Noisy OR with Gradient Descent

After Problog crashed and based on the findings discussed earlier, it was necessary to do the Noisy-OR manually.

So I implemented the Noisy- OR model using gradient descent. The goal is to predict the probability of the gender being a Female. For each user I count the number of ratings that are >= 4 and call them positive examples Ratings which are <4 are negative examples. If a user has not rated anything, then we predict the bias. Although the model relies on just the counts of positive and negative ratings rather than the actual movies rated, the performance is slightly better than the average prediction. Also the model was trained using Gradient Descent rather than EM algorithm. This outputs a positive weight w1 and a negative weight w2 corresponding to positive evidence of femaleness and negative evidence against femaleness respectively on the movielens dataset. The other weight w0 indicates the probability when no ratings is observed. This weight is initialized as the ratio of females in the training set.

The step size was 1e-10 for the movie datasets and 1e-5 for Yelp. The higher the number of iterations, better the performance was. Weights found on 60k are 0.2708798207920284, 0.0008311708013331124, -0.0013835771086548538. The result and comparison is reported in the table.

The same model was tested on all the datasets and the results show that the performance was consistent. So we can conclude that although the model is very simple and naive, it is powerful enough to find the signal and produce better results than the avg prediction.

The link to the code: https://github.com/UBC-CVLab/532_project/blob/master/noisy-or.py

Logistic Regression with K parents

In this model each movie is a feature and each user is an example. The gender is the label which we want to predict. At first I started with a simple model where I considered all the movies. I experimented with different numbers to see which ratings should be positive and which should be negative. Additionally I also used the heuristic that usually people rate something if it is too good or too bad. So I decided that ratings>3 should be positive whereas everything else should be negative. When I considered all the movies as features, the performance was very bad. Because the number of movies rated per user varied significantly. So it was necessary to limit the number of features. Empirically 60 best movies per user gave me the best result. If an user rated less than 60 movies, then I considered everything s/he rated.

Thus I considered only top 60 ratings per user and solved using Logistic Regression with L2 regularizer.
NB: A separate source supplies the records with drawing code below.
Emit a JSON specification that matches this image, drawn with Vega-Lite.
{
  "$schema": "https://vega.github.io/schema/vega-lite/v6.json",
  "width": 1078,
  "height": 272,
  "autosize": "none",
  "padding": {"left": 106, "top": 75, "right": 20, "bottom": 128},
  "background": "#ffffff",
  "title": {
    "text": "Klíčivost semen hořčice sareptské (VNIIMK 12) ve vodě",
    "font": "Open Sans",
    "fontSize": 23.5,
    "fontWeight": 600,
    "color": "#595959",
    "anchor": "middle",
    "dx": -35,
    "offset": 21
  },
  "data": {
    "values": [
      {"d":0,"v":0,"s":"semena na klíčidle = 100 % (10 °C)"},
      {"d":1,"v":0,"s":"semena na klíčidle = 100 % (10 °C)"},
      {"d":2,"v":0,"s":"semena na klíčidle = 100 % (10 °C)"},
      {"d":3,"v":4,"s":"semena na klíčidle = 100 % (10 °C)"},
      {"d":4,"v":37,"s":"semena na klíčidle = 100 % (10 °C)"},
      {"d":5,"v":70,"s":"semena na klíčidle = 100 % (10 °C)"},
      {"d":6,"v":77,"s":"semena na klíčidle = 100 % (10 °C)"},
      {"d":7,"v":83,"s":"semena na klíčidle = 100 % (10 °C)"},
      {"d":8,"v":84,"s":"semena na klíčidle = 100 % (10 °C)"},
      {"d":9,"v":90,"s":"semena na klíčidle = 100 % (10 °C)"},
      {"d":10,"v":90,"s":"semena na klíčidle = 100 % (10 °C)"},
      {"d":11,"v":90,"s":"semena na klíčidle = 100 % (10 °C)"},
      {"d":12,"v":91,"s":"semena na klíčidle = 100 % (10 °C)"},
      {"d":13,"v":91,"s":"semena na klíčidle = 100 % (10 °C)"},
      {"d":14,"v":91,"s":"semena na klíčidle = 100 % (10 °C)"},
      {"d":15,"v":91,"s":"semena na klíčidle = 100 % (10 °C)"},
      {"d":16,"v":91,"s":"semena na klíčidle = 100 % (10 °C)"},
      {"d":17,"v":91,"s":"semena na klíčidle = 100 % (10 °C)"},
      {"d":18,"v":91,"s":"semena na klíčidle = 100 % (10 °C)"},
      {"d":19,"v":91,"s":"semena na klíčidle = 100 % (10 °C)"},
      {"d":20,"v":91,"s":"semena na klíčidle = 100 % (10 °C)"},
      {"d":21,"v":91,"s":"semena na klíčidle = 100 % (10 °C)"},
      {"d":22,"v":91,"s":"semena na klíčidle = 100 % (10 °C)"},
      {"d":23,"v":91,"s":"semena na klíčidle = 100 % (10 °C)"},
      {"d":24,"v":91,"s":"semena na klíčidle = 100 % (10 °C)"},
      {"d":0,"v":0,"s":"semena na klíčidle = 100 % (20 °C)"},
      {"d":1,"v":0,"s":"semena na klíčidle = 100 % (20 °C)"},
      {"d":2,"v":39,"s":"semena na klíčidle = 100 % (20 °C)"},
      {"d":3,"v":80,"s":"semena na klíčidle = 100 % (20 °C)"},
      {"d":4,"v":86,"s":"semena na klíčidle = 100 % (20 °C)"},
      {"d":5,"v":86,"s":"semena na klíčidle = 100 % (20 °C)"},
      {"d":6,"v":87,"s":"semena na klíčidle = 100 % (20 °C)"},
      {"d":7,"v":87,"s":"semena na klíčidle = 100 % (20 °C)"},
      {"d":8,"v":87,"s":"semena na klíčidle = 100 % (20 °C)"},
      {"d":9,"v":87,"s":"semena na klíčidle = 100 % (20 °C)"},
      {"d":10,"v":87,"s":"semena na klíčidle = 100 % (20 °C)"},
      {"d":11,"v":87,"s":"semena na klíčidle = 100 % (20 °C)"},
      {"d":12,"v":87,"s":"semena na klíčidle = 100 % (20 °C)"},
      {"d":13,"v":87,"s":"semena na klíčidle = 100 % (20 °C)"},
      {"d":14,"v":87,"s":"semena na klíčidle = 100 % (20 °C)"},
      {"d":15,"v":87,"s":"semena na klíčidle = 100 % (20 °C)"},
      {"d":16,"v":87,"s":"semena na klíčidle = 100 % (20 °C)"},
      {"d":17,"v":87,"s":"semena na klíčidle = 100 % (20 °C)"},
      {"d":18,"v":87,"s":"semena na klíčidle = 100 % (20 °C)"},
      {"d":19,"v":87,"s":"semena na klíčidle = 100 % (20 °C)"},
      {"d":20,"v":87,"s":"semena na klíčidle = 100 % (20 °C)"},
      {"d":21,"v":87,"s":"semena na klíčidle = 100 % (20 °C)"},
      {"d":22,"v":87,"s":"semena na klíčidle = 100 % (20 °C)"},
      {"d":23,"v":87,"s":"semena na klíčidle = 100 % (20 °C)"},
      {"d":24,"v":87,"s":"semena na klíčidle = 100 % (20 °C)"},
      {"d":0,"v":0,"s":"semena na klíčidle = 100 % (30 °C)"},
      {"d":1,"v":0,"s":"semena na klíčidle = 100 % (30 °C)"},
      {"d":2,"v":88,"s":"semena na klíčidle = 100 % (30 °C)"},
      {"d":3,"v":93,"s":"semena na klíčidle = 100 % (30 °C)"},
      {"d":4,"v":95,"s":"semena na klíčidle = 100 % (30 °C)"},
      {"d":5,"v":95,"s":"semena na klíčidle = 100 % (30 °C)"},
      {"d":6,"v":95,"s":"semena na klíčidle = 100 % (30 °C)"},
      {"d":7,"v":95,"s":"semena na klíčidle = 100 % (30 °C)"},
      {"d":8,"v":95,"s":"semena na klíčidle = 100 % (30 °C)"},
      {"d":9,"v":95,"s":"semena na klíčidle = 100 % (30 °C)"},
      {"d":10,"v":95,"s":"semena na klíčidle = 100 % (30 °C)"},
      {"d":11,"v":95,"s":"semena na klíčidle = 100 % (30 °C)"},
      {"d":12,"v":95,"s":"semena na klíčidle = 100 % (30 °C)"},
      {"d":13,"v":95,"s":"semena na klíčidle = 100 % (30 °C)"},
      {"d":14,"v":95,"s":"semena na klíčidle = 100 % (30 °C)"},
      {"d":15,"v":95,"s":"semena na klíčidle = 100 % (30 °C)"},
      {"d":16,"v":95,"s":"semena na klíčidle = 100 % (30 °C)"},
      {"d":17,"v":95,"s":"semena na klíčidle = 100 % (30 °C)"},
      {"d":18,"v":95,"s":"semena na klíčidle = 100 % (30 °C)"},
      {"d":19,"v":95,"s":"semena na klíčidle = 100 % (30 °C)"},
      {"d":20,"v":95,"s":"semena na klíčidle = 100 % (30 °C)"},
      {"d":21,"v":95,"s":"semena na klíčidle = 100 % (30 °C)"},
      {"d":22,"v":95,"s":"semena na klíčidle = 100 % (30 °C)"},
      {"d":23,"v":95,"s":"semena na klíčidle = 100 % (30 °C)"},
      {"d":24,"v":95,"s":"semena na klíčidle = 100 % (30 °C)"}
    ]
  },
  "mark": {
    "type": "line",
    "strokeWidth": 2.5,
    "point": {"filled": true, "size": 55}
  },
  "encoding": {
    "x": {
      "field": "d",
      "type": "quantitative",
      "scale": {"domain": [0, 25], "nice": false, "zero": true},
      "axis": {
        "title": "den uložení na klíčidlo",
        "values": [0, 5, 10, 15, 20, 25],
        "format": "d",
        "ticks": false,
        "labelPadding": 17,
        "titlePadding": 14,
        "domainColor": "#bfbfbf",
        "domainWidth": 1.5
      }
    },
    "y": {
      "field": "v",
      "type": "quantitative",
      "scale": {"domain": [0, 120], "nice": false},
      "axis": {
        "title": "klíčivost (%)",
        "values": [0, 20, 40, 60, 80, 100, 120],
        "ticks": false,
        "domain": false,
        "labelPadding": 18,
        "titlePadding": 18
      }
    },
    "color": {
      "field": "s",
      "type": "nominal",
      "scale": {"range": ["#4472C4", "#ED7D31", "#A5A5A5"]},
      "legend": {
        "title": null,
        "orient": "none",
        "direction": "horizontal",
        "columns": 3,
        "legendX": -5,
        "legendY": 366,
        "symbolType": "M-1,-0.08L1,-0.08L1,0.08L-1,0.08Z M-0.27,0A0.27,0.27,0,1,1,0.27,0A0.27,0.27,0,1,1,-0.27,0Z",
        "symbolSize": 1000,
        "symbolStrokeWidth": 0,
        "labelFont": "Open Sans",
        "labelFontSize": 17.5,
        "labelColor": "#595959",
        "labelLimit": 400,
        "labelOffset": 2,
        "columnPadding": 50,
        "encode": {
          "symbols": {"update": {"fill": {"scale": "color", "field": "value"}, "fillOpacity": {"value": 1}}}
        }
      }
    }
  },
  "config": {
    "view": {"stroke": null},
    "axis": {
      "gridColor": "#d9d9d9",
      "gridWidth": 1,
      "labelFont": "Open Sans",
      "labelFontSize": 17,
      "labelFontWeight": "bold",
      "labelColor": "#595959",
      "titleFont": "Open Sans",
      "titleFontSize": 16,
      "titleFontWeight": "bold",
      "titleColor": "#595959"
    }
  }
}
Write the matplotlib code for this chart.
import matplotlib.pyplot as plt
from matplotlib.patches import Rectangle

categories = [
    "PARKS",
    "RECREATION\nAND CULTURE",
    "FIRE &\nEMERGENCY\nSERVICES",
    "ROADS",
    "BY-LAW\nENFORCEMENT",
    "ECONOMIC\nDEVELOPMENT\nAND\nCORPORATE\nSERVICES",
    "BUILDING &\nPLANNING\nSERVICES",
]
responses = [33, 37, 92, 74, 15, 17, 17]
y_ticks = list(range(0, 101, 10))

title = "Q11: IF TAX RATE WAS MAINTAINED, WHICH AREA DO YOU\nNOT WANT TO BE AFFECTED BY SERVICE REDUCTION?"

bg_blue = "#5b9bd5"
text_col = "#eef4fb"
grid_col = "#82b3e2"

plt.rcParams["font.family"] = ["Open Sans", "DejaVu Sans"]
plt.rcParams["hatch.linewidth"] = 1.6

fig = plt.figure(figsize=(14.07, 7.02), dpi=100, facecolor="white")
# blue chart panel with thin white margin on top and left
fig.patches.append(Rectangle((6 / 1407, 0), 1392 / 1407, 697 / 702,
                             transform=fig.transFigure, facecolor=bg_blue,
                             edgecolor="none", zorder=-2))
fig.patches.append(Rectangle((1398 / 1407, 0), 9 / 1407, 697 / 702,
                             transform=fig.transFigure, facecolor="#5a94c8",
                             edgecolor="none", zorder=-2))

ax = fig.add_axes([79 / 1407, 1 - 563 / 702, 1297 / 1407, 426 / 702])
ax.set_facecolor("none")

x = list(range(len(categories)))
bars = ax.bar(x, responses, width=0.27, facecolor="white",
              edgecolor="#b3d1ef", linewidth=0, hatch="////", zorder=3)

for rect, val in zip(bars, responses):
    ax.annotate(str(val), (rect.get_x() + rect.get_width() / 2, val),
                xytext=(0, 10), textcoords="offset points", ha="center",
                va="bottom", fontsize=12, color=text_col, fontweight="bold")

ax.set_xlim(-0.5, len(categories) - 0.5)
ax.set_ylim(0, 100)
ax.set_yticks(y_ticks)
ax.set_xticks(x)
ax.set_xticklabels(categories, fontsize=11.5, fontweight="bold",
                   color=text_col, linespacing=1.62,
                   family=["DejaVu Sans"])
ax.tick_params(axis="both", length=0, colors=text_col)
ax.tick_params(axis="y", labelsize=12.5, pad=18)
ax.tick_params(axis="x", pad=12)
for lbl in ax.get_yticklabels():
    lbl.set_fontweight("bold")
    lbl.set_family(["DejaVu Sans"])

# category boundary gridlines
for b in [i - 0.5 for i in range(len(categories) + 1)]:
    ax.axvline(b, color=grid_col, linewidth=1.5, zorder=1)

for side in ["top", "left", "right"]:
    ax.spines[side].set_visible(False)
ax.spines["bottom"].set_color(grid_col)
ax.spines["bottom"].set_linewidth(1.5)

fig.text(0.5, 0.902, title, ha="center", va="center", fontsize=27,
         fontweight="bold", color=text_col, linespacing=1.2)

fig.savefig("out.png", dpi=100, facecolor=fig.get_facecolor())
Here top 60 means first 60 ratings per user that were >3. Everything else was 0.

Dataset Preprocessing: considered only ratings>3 to be 1 otherwise 0. This means the model considers that if a person rated a movie >3 then that is equal to 1. If a person rated <=3 that is equivalent to not rated. Rather than predicting the exact values, I am predicting the probability of being Female. The dataset was standardized to have 0 mean and unit variance.

For the prediction, Females were considered to have +1 labels whereas Males were represented as -1. Then the following loss function was minimized:

$\sum _{n}(log(1+exp(-yXw))+norm(w)^{2}$

The objective function was minimized using proximal gradient descent method. (copyright Mark Schmidt)

Code Link:

https://github.com/UBC-CVLab/532_project/blob/master/movieRatings.m

https://github.com/UBC-CVLab/532_project/blob/master/example_logistic.m

https://github.com/UBC-CVLab/532_project/blob/master/logReg.m

https://github.com/UBC-CVLab/532_project/blob/master/findMinL1.m

Although the result found was not the best, it was pretty good. It could be improved if I considered the actual ratings.

Problog (unstable output)

Experimented a varying number of models in Problog. Some of them crashed, others were very unstable i.e. quite different weights on different runs. Some of the weights predicted meaningful probabilities whereas others always predicted 1s. Problog is designed for simpler and smaller problems that could be the cause of error on this dataset.

Code link: https://github.com/UBC-CVLab/532_project/blob/master/Problog_MiscModels.pl

Future Work

1. Manual Implementation of Noisy-OR using EM algorithm rather than Gradient Descent. 2. Logistic Regression with original ratings.